▶ _Exercise_: Lift out all lines below that contain "matplotlib".

▶ _Source excerpt_:
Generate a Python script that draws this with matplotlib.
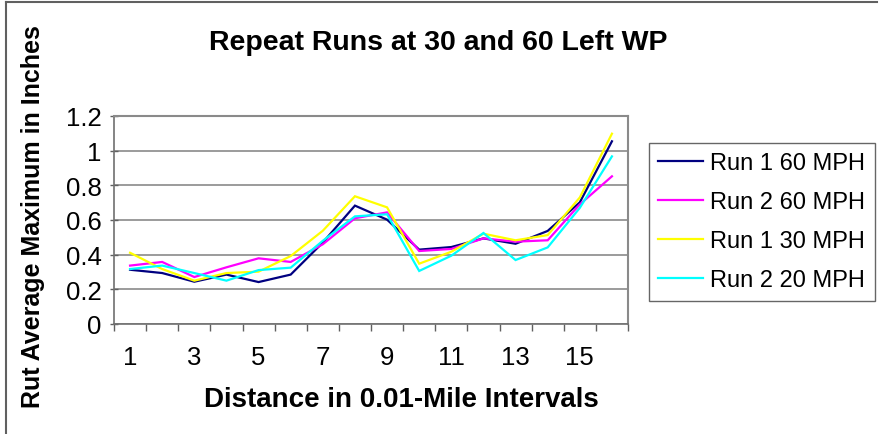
import numpy as np
import matplotlib
matplotlib.use("Agg")
import matplotlib.pyplot as plt
from matplotlib.lines import Line2D

plt.rcParams['font.family'] = ['Liberation Sans', 'DejaVu Sans']

# distance intervals (0.01 mile) and rut values
intervals = np.arange(1, 17)
run1_60 = [0.313, 0.294, 0.244, 0.285, 0.242, 0.285, 0.47, 0.683,
           0.602, 0.429, 0.444, 0.494, 0.463, 0.537, 0.702, 1.054]
run2_60 = [0.337, 0.358, 0.271, 0.327, 0.379, 0.358, 0.46, 0.61,
           0.644, 0.421, 0.433, 0.494, 0.475, 0.483, 0.69, 0.852]
run1_30 = [0.411, 0.317, 0.25, 0.294, 0.302, 0.392, 0.538, 0.737,
           0.673, 0.348, 0.417, 0.521, 0.483, 0.513, 0.73, 1.098]
run2_20 = [0.317, 0.337, 0.294, 0.25, 0.311, 0.325, 0.48, 0.621,
           0.633, 0.306, 0.394, 0.525, 0.369, 0.442, 0.67, 0.967]
labels = ['Run 1 60 MPH', 'Run 2 60 MPH', 'Run 1 30 MPH', 'Run 2 20 MPH']
colors = ['#000080', '#FF00FF', '#FFFF00', '#00FFFF']
xtick_labels = [1, 3, 5, 7, 9, 11, 13, 15]
yticks = [0, 0.2, 0.4, 0.6, 0.8, 1, 1.2]

W, H = 882, 435
fig = plt.figure(figsize=(W / 100, H / 100), dpi=100)
ax = fig.add_axes([114 / W, 1 - 325 / H, 514 / W, 208 / H])

for ys, c, lab in zip([run1_60, run2_60, run1_30, run2_20], colors, labels):
    ax.plot(intervals, ys, color=c, lw=1.6, label=lab, solid_joinstyle='miter')

ax.set_xlim(0.5, 16.5)
ax.set_ylim(0, 1.2)
ax.set_yticks(yticks)
ax.set_yticklabels(['0', '0.2', '0.4', '0.6', '0.8', '1', '1.2'])
ax.set_xticks(xtick_labels)
ax.set_xticklabels([str(v) for v in xtick_labels])
ax.set_xticks(np.arange(0.5, 17, 1), minor=True)
ax.tick_params(axis='x', which='major', length=0, labelsize=18.5, pad=15)
ax.tick_params(axis='x', which='minor', length=5, width=1, color='#606060', direction='out')
ax.tick_params(axis='y', length=6, width=1, color='#606060', direction='inout',
               labelsize=18.5, pad=6)
ax.grid(axis='y', color='#8a8a8a', lw=1.2)
ax.set_axisbelow(True)
for s in ['top', 'right']:
    ax.spines[s].set_color('#8a8a8a')
    ax.spines[s].set_linewidth(1.5)
for s in ['left', 'bottom']:
    ax.spines[s].set_color('#707070')
    ax.spines[s].set_linewidth(1.2)

fig.text(438 / W, 1 - 43 / H, 'Repeat Runs at 30 and 60 Left WP', ha='center', va='center',
         fontsize=20.5, fontweight='bold')
fig.text(401 / W, 1 - 400 / H, 'Distance in 0.01-Mile Intervals', ha='center', va='center',
         fontsize=20, fontweight='bold')
fig.text(33 / W, 1 - 217 / H, 'Rut Average Maximum in Inches', ha='center', va='center',
         rotation=90, fontsize=18, fontweight='bold')

leg = ax.legend(loc='upper left', bbox_to_anchor=(649 / W, 1 - 144 / H),
                bbox_transform=fig.transFigure, borderaxespad=0, fontsize=17,
                frameon=True, fancybox=False, handlelength=1.9, handletextpad=0.3,
                labelspacing=0.72, borderpad=0.4)
leg.get_frame().set_edgecolor('#404040')
leg.get_frame().set_linewidth(1)
for ln in leg.get_lines():
    ln.set_linewidth(1.6)

# chart-area border (top and left visible)
fig.add_artist(Line2D([6 / W, 877 / W], [1 - 3 / H, 1 - 3 / H], color='#606060', lw=1.5,
                      transform=fig.transFigure))
fig.add_artist(Line2D([6 / W, 6 / W], [1 - 3 / H, 0], color='#606060', lw=1.5,
                      transform=fig.transFigure))

fig.savefig('out.png', dpi=100)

▶ _Answer to this problem_:
Generate a Python script that draws this with matplotlib.
import matplotlib
matplotlib.use("Agg")
import matplotlib.pyplot as plt
from matplotlib.lines import Line2D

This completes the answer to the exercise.